Wherever breakthroughs are found they will be bred as rapidly as possible into elite, commercially viable seed by CIMMYT or other public sector breeding programs and also by the private sector. "The potential of these breakthroughs will then be evaluated in relevant environments across the world and continually developed until those capable of achieving the desired yield gains can be released as finished varieties," Braun explained.

Added Braun, "Increased collaboration, more advanced research and better systems to effectively reach wheat producers are needed to address the looming global food security challenges. IWYP fulfills those mandates and is designed to focus solely on increasing the yield of this critically important crop."

Tjada McKenna, Acting Assistant to the Administrator for USAID Bureau for Food Security, said: "Working together, through dynamic partnerships like this one, is what makes poverty and hunger solvable.
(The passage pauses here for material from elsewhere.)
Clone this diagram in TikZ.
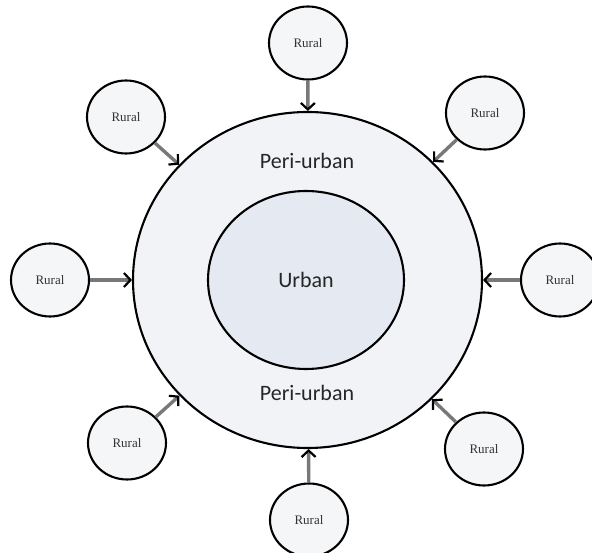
\documentclass[tikz,border=0pt]{standalone}
\usepackage{fontspec}
\setmainfont{Liberation Serif}
\newfontfamily\calib{Carlito}
\usetikzlibrary{shapes.geometric,arrows.meta}
\definecolor{outerfill}{RGB}{241,243,247}
\definecolor{innerfill}{RGB}{229,233,241}
\definecolor{ruralfill}{RGB}{245,246,248}
\definecolor{shaft}{RGB}{120,120,120}
\tikzset{
  ring/.style={ellipse, draw=black, line width=2.1pt, inner sep=0pt},
  rural/.style={ring, fill=ruralfill, minimum width=78pt, minimum height=73pt,
    font=\fontsize{13}{15}\selectfont, text=black!80},
  zonelabel/.style={font=\calib\fontsize{22}{26}\selectfont, text=black!85},
  arr/.style={draw=shaft, line width=3.4pt,
    -{Straight Barb[length=6.5pt,width=14pt,line width=2.2pt,color=black]}}
}
\begin{document}
\begin{tikzpicture}[x=1pt,y=-1pt]
\useasboundingbox (0,0) rectangle (592,553);
\node[ring, fill=outerfill, minimum width=349pt, minimum height=336pt] (big) at (307.5,280) {};
\node[ring, fill=innerfill, minimum width=196pt, minimum height=178pt] (urban) at (306,280) {};
\node[zonelabel] (urbantext) at (306,280) {Urban};
\node[zonelabel] (peri1) at (307,161) {Peri-urban};
\node[zonelabel] (peri2) at (307,393) {Peri-urban};

\node[rural] (rT) at (308,43) {Rural};
\node[rural] (rTL) at (126,117) {Rural};
\node[rural] (rTR) at (485,113) {Rural};
\node[rural] (rL) at (50,280) {Rural};
\node[rural] (rR) at (560,280) {Rural};
\node[rural] (rBL) at (127,443) {Rural};
\node[rural] (rBR) at (484,449) {Rural};
\node[rural] (rB) at (309,520) {Rural};

\foreach \r in {rT,rTL,rTR,rL,rR,rBL,rBR,rB}
  \draw[arr] (\r) -- (big);
\end{tikzpicture}
\end{document}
The U.S. Government is pleased to support this research aimed at increasing wheat production and resilience."

The IWYP regards the private sector as an important partner in developing and delivering this ambitious goal and will engage with companies within the private sector to advance the aims of IWYP and will provide benefits for the companies that engage. It will drive to secure up to $100 million over the next five years from funders and donors worldwide. Significant commitments have already been pledged from Europe, the Americas and Australia.

Professor M S Swaminathan, M S Swaminathan Research Foundation, said: "The International Wheat Yield Partnership being formed on the occasion of the birth centenary of Norman Borlaug is a meaningful method of celebrating the life and work of Norman Borlaug and at the same time ensuring that his life's mission of a hunger-free world becomes a reality. I wish the International Wheat Yield Partnership great success in expanding, sustaining and spreading the yield revolution in wheat initiated by Norman Borlaug."